良くなかったポイントは多くの人が挙げているような登場人物の描写というのもあるのですが、一番は画面から透けて見える製作費のなさ。「シン・ゴジラ」の大ヒット、庵野秀明のネームバリュー、アジアを中心とした海外で人気を持つウルトラマンという素材、ここまでの要素がそろっているにもかかわらずぎこちないCGやシーンによって大きく異なる画質など画面からはお金がかかったようには見えず。ここにお金をかけなければ他にかけるところはないだろうと期待していただけに、日本映画のどん詰まり感をまざまざと見せつけられたような気がしました。
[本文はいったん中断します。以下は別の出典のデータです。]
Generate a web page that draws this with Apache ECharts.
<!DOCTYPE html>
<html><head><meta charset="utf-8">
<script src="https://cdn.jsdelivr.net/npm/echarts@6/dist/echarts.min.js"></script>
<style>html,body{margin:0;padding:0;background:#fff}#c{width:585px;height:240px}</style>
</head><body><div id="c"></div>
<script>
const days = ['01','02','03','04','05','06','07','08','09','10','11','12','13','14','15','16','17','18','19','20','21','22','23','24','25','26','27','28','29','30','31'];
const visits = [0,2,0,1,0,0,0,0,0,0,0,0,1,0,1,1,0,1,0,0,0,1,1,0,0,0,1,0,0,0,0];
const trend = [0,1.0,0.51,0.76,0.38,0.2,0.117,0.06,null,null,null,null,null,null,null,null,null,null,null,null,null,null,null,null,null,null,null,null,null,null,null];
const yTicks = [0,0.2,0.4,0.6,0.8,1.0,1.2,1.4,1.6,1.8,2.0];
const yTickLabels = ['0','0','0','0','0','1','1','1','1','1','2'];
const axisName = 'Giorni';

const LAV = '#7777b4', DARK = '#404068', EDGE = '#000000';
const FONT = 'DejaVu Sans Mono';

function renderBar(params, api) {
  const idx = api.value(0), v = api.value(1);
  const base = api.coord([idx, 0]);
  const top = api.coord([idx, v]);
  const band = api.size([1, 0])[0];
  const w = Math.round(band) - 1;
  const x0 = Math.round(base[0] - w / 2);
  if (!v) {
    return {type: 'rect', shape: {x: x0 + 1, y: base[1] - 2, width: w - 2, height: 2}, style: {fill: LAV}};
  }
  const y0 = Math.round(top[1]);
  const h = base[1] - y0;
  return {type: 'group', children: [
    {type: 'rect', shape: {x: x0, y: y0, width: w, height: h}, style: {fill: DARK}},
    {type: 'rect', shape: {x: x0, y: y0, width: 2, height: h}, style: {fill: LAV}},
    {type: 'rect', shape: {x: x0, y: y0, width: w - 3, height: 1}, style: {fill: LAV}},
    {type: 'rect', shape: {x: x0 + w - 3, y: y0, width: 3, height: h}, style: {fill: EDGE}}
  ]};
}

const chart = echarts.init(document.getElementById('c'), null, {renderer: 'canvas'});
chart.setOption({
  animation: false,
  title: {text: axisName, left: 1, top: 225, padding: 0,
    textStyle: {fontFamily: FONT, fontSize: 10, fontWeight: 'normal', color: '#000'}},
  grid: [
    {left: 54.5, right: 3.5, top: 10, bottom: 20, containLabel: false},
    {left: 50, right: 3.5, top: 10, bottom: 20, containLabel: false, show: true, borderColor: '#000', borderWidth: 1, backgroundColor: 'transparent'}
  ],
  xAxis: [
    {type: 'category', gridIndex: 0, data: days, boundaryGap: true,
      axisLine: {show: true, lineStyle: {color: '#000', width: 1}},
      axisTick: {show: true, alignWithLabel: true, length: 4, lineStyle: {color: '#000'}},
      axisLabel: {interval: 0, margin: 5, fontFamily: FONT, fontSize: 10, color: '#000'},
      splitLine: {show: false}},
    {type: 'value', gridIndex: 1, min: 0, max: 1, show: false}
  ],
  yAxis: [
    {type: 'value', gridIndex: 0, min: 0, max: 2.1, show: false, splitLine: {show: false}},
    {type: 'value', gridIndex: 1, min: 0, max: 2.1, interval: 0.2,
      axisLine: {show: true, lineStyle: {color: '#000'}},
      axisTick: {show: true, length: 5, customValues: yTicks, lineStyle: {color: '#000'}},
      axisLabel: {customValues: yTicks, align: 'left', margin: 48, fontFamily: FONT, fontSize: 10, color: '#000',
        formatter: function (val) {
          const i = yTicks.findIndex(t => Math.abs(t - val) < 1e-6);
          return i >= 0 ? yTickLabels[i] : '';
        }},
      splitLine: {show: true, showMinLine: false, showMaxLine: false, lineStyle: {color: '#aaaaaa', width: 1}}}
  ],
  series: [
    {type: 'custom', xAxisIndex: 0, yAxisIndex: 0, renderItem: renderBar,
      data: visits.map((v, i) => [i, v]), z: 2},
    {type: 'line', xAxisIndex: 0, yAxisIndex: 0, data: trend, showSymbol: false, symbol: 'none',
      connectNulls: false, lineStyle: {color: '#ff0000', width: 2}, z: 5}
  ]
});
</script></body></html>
お金という根本的な部分が目立ち、なにやら世知辛い気分になる映画でしたが、もちろん良かったところもありました。
一番のこだわりといえるウルトラマンの造形。無駄のそぎ落とされたしなやかなボディラインとそれを際立たせるメタリックの質感、アクション面でも空中での回転蹴りや夜の街上空の飛行など、怪獣のある種の暴力的なアクションでは見られないものになっていました。また、今作で再認識したことが〝人間がいきなり巨大になる〟という映像的な面白さ。ウルトラマンなのだから当然であり、そもそもの根源的な魅力なのですが、劇場でウルトラシリーズを観たのが初めてでテレビでしか見たことのなかった僕にとって大画面でそれを体験できるというのはこれまで感じたことのなかった感覚でした。
怪獣についても良かったところが。それは、設定を加えることで既存の怪獣を新鮮に見せているところ。例えば、「シン・ゴジラ」ではゴジラに〝形態変化する生物〟という設定が追加されたことで、これまでのゴジラシリーズファンでもゴジラをほとんど知らない観客と同じように楽しむことができました。同様に、今作では元の「ウルトラマン」でのガボラとネロンガの着ぐるみを使いまわしている、というエピソードを〝体の一部をアタッチメントのように付け替えることができる生物兵器〟という設定として付け加えることで、すでにウルトラマンを知っている観客でも新しい感覚で楽しむことができるようになっていたと思います。

全体でみると少し残念な印象の映画でしたが、部分ごとの良さはしっかりとあり、嫌いにはなれない作品だなと感じました。予告が発表されている「シン・仮面ライダー」や、今作の興行次第で製作されるかもしれない「シン・ウルトラセブン」に期待できる内容だったと思います。